Source data:
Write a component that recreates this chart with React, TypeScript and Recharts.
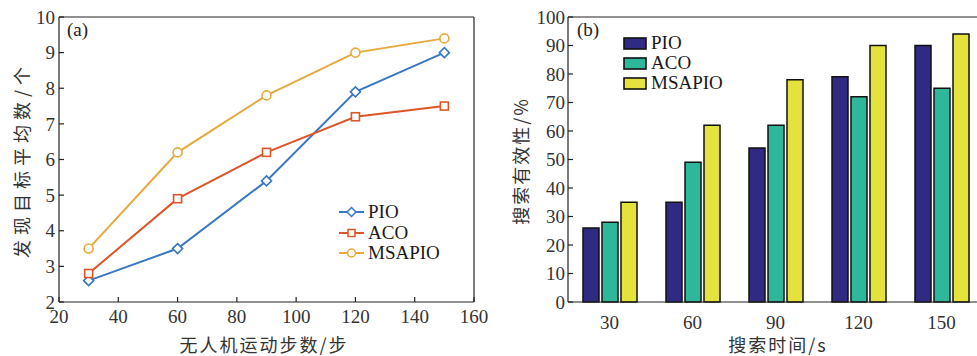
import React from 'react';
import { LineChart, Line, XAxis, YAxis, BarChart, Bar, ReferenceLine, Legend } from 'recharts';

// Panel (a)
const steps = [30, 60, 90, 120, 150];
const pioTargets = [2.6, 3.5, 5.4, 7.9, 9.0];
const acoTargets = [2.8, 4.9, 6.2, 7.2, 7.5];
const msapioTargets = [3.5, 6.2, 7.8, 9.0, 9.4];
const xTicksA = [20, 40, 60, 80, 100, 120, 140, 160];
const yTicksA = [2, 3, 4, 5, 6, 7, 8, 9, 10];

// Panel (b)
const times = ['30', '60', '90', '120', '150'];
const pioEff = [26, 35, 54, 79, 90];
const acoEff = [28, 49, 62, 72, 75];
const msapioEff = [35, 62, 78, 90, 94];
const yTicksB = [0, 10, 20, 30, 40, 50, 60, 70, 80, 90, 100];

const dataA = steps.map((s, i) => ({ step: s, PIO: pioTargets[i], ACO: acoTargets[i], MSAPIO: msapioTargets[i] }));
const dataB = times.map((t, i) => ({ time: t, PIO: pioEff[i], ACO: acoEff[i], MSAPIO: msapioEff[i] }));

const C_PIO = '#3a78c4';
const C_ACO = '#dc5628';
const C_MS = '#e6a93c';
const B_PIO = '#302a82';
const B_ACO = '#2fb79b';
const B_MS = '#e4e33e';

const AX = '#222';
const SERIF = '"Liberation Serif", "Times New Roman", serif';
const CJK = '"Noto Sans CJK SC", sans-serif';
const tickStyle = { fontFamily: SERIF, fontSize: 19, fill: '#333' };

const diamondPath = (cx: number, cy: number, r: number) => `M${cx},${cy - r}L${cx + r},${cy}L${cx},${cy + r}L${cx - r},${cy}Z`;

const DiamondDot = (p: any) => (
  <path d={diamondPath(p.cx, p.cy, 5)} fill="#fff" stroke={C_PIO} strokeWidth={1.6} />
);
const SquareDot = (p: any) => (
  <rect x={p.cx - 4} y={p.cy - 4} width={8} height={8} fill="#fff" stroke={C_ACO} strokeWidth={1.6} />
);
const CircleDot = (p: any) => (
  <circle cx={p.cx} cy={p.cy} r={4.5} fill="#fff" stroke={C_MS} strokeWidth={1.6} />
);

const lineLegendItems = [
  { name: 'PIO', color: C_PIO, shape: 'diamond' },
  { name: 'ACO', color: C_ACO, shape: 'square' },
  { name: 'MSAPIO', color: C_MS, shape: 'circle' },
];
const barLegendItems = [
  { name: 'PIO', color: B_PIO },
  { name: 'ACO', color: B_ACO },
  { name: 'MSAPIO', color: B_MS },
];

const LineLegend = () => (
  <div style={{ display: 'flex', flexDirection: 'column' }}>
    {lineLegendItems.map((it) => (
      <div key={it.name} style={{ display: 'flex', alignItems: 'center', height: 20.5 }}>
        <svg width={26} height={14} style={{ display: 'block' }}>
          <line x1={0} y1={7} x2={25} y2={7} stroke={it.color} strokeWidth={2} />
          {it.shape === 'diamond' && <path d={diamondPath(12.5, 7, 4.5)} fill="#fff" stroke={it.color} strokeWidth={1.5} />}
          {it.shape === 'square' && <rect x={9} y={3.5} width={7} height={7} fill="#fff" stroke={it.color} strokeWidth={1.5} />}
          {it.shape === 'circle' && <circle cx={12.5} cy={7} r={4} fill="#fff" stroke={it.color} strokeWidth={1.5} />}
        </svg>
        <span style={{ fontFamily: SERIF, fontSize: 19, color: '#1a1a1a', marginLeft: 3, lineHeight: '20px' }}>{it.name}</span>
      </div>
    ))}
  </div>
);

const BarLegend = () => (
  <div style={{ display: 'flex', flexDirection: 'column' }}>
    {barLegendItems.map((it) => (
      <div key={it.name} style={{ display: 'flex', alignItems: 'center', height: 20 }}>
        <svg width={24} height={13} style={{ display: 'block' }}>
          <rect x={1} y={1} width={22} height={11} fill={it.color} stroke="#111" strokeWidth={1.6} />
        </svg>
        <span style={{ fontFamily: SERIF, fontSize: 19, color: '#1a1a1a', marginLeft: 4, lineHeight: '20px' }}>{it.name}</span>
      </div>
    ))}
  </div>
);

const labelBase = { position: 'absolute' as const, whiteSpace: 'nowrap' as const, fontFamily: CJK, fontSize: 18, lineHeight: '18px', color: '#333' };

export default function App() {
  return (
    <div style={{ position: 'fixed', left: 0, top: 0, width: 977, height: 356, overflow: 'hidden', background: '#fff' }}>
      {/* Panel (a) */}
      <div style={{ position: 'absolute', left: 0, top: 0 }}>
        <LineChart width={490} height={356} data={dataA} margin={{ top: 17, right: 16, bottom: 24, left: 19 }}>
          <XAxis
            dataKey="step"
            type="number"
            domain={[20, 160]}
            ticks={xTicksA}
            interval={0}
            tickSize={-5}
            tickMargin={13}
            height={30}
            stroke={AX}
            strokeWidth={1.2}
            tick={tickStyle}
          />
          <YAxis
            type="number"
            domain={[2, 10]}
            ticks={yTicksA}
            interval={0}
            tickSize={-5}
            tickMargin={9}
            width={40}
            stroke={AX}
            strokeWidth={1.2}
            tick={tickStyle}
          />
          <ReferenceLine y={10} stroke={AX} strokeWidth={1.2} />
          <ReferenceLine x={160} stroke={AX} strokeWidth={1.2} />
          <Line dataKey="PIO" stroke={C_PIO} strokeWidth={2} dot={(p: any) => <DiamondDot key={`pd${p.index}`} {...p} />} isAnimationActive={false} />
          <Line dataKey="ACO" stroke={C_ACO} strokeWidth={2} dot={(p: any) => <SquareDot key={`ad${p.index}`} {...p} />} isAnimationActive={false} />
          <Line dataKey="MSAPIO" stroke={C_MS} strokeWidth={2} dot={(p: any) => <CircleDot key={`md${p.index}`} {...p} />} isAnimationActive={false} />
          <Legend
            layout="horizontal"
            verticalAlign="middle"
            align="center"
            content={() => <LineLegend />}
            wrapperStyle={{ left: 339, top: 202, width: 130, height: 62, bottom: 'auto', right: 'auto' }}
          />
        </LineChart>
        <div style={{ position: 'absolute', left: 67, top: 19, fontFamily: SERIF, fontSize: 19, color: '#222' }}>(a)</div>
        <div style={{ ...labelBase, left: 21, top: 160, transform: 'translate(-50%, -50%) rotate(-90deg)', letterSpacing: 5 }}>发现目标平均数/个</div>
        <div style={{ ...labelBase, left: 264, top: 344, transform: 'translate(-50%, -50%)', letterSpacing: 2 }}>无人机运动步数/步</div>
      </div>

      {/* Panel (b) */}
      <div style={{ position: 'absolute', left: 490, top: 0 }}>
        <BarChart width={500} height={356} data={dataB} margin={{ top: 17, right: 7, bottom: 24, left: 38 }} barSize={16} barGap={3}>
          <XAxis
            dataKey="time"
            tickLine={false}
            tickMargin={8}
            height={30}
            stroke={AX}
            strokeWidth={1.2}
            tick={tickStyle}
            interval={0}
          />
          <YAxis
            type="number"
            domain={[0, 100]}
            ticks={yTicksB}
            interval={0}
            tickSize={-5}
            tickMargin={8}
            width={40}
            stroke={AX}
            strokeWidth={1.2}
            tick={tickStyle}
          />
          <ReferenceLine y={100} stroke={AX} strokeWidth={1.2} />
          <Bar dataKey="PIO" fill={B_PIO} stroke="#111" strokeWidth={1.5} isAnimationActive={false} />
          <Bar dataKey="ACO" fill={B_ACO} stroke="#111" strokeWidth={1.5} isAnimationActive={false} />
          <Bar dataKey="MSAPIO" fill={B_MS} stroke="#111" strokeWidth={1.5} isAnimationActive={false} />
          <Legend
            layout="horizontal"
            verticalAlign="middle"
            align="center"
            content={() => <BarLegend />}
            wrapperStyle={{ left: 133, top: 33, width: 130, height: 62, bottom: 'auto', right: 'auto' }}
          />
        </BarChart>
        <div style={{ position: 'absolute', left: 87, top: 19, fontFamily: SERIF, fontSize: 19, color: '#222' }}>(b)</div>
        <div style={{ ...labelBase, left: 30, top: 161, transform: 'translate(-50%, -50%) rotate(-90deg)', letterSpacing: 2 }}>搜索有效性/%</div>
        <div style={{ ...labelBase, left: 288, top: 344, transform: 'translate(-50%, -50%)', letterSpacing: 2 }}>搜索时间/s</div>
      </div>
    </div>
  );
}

...

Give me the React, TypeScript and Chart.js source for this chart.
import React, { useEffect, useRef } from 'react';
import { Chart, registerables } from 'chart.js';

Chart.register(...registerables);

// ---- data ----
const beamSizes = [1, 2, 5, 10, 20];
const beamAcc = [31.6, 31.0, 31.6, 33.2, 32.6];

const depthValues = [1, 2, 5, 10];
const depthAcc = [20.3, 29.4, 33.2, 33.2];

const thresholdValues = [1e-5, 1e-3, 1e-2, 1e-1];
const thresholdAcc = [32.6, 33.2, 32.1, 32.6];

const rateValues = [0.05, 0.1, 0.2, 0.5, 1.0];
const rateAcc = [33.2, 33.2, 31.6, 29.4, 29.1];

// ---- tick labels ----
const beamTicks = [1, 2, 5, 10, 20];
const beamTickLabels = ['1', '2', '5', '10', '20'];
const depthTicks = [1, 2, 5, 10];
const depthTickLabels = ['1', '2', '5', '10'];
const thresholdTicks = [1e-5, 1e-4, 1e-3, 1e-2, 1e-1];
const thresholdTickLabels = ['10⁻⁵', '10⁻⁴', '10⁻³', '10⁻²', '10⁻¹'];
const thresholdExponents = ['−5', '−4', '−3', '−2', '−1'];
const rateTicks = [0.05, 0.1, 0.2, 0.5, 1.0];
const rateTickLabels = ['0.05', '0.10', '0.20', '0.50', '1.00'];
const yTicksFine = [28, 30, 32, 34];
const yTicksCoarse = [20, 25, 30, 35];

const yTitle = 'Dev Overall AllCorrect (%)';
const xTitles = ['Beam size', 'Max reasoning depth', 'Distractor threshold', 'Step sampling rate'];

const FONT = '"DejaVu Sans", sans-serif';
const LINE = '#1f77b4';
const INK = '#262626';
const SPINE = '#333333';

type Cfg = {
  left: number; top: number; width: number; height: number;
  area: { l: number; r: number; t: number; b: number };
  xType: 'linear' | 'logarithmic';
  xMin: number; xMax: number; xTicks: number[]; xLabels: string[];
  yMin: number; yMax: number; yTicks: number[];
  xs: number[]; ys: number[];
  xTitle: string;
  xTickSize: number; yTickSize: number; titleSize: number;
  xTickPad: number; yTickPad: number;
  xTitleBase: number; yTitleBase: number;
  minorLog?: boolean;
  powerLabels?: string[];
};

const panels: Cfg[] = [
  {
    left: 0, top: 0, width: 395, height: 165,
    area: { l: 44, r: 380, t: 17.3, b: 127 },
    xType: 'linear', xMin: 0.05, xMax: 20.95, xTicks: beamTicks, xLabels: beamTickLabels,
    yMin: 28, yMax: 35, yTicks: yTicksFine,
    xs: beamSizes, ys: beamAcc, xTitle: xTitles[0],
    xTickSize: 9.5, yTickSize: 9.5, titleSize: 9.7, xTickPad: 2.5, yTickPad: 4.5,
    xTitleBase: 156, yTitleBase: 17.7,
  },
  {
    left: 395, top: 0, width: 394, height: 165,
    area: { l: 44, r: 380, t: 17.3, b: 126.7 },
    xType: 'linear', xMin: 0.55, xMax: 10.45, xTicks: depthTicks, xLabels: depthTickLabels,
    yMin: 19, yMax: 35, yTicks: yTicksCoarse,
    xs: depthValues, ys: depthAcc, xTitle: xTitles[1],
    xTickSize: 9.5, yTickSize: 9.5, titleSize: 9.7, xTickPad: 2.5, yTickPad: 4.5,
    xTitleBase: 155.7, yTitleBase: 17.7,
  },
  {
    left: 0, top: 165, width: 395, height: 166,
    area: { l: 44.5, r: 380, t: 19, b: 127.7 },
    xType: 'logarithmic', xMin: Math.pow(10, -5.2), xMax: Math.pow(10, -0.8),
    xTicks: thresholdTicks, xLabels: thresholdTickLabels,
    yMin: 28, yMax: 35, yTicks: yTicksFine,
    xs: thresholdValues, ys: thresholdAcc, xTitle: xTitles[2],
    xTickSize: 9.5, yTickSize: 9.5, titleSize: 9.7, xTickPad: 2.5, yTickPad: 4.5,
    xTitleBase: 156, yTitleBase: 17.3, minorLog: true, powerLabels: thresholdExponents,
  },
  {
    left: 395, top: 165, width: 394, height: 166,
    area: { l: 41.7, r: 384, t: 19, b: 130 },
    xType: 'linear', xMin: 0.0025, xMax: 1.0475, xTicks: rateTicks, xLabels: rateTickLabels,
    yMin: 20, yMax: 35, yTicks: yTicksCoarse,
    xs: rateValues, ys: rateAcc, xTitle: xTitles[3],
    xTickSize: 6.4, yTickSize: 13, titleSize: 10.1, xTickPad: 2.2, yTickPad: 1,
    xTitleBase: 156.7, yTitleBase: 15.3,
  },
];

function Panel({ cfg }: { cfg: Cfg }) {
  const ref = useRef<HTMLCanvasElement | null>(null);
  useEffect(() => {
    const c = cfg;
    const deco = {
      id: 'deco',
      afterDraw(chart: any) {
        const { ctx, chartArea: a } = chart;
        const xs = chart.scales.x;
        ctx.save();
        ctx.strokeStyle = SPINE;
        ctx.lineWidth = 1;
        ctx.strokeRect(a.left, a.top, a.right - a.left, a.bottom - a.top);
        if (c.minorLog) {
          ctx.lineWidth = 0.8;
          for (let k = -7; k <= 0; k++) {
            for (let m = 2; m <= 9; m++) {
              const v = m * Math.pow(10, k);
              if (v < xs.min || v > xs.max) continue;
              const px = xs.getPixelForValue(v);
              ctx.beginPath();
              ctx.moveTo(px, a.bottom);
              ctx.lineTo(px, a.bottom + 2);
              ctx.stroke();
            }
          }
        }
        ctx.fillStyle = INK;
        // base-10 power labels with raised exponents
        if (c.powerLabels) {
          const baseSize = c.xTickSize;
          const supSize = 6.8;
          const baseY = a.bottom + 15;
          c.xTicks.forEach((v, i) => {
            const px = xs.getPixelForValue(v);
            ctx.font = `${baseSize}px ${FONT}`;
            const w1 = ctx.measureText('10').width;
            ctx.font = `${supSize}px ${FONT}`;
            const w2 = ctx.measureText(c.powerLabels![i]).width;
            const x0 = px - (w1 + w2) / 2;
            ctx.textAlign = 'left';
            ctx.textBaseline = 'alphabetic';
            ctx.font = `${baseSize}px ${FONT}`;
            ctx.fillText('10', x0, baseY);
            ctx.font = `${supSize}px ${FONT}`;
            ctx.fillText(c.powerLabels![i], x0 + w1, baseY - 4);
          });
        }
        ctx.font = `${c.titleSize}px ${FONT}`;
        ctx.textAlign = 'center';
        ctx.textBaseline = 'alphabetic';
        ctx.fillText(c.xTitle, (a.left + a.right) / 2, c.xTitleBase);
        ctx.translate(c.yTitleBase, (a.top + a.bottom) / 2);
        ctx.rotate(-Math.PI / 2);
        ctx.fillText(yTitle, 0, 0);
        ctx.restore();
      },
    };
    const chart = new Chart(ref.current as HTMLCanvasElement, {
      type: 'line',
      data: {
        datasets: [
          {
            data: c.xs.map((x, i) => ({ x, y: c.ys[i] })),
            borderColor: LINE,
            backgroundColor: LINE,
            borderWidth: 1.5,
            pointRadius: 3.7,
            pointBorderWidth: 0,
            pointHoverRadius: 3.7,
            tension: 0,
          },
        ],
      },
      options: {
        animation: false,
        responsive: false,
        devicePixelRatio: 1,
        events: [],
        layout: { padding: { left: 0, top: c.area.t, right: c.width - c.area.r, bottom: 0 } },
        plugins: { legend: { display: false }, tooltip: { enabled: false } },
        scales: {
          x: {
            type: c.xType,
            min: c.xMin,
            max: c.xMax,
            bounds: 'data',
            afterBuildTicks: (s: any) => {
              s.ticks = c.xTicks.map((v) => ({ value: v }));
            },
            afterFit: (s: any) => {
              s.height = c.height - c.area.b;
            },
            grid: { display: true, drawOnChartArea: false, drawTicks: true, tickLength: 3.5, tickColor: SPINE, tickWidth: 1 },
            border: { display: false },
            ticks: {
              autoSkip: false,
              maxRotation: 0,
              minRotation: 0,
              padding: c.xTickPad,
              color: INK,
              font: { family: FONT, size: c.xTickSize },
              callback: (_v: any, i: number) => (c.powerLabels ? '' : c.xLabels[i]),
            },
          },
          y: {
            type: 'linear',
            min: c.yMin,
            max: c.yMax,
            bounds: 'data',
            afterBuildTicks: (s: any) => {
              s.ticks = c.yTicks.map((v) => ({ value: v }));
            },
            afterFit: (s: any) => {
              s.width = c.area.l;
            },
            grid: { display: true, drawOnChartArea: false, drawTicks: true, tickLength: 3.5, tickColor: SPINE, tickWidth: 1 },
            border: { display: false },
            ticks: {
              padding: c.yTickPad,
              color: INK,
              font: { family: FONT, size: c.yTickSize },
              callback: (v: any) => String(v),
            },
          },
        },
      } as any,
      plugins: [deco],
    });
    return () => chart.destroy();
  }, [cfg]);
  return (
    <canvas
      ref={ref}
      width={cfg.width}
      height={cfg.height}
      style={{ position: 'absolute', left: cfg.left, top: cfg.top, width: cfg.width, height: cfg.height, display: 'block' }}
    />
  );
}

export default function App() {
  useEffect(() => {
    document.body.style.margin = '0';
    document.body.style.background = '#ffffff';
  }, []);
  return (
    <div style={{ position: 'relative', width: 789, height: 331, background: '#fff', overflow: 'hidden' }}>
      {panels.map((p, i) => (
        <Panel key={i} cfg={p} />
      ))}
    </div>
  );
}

Stated task: Write out, from the lines above, only those from the line with "Give me the" to the line with "const SPINE = '#333333';", exactly as given, including the first and the last.

Problem solution:
Give me the React, TypeScript and Chart.js source for this chart.
import React, { useEffect, useRef } from 'react';
import { Chart, registerables } from 'chart.js';

Chart.register(...registerables);

// ---- data ----
const beamSizes = [1, 2, 5, 10, 20];
const beamAcc = [31.6, 31.0, 31.6, 33.2, 32.6];

const depthValues = [1, 2, 5, 10];
const depthAcc = [20.3, 29.4, 33.2, 33.2];

const thresholdValues = [1e-5, 1e-3, 1e-2, 1e-1];
const thresholdAcc = [32.6, 33.2, 32.1, 32.6];

const rateValues = [0.05, 0.1, 0.2, 0.5, 1.0];
const rateAcc = [33.2, 33.2, 31.6, 29.4, 29.1];

// ---- tick labels ----
const beamTicks = [1, 2, 5, 10, 20];
const beamTickLabels = ['1', '2', '5', '10', '20'];
const depthTicks = [1, 2, 5, 10];
const depthTickLabels = ['1', '2', '5', '10'];
const thresholdTicks = [1e-5, 1e-4, 1e-3, 1e-2, 1e-1];
const thresholdTickLabels = ['10⁻⁵', '10⁻⁴', '10⁻³', '10⁻²', '10⁻¹'];
const thresholdExponents = ['−5', '−4', '−3', '−2', '−1'];
const rateTicks = [0.05, 0.1, 0.2, 0.5, 1.0];
const rateTickLabels = ['0.05', '0.10', '0.20', '0.50', '1.00'];
const yTicksFine = [28, 30, 32, 34];
const yTicksCoarse = [20, 25, 30, 35];

const yTitle = 'Dev Overall AllCorrect (%)';
const xTitles = ['Beam size', 'Max reasoning depth', 'Distractor threshold', 'Step sampling rate'];

const FONT = '"DejaVu Sans", sans-serif';
const LINE = '#1f77b4';
const INK = '#262626';
const SPINE = '#333333';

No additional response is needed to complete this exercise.